• **Material provided**
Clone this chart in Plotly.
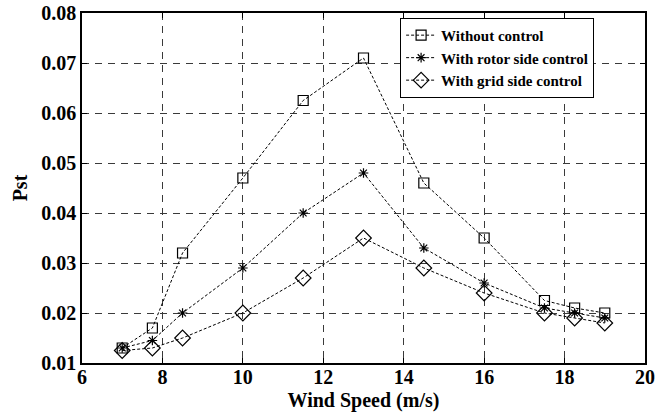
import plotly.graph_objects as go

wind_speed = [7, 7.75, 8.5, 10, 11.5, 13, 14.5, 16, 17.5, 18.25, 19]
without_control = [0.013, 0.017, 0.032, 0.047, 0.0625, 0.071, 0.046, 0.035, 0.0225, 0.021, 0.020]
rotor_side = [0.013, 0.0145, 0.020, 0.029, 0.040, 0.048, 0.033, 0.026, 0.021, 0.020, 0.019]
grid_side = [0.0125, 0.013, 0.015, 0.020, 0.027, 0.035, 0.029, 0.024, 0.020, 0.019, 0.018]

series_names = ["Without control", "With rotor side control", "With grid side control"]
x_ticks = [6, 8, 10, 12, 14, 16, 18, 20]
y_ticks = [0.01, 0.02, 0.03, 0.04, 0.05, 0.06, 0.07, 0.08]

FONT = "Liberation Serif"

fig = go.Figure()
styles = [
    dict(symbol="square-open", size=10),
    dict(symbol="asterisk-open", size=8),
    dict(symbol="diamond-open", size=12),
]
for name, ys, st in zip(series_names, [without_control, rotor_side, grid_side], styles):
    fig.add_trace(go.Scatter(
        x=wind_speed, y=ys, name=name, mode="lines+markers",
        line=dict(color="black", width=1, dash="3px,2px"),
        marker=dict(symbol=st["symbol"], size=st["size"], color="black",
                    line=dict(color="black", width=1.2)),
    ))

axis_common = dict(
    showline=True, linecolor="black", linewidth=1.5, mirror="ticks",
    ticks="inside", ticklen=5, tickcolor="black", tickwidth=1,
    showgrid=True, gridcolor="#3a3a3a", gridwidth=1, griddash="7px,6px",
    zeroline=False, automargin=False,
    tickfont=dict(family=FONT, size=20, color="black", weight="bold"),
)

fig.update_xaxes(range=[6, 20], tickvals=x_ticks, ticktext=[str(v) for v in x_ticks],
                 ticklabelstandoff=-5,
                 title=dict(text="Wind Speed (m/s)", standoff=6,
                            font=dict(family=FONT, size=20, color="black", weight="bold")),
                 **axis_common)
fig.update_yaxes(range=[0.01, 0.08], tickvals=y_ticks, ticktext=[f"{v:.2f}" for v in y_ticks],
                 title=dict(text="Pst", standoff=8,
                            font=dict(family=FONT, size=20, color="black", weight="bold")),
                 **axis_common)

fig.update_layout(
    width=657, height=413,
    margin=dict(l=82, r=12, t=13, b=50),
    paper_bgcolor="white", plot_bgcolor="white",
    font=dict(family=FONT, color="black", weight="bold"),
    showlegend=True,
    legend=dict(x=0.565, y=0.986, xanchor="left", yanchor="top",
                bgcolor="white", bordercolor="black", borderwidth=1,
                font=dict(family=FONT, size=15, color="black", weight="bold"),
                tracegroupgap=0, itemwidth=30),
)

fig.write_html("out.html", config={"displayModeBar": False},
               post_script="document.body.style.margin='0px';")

• **What is being asked**
Write out, word for word, the lines from the start of the data through the one holding "0.020, 0.019, 0.018]". Omit pictures.

• **Response to the task**
Clone this chart in Plotly.
import plotly.graph_objects as go

wind_speed = [7, 7.75, 8.5, 10, 11.5, 13, 14.5, 16, 17.5, 18.25, 19]
without_control = [0.013, 0.017, 0.032, 0.047, 0.0625, 0.071, 0.046, 0.035, 0.0225, 0.021, 0.020]
rotor_side = [0.013, 0.0145, 0.020, 0.029, 0.040, 0.048, 0.033, 0.026, 0.021, 0.020, 0.019]
grid_side = [0.0125, 0.013, 0.015, 0.020, 0.027, 0.035, 0.029, 0.024, 0.020, 0.019, 0.018]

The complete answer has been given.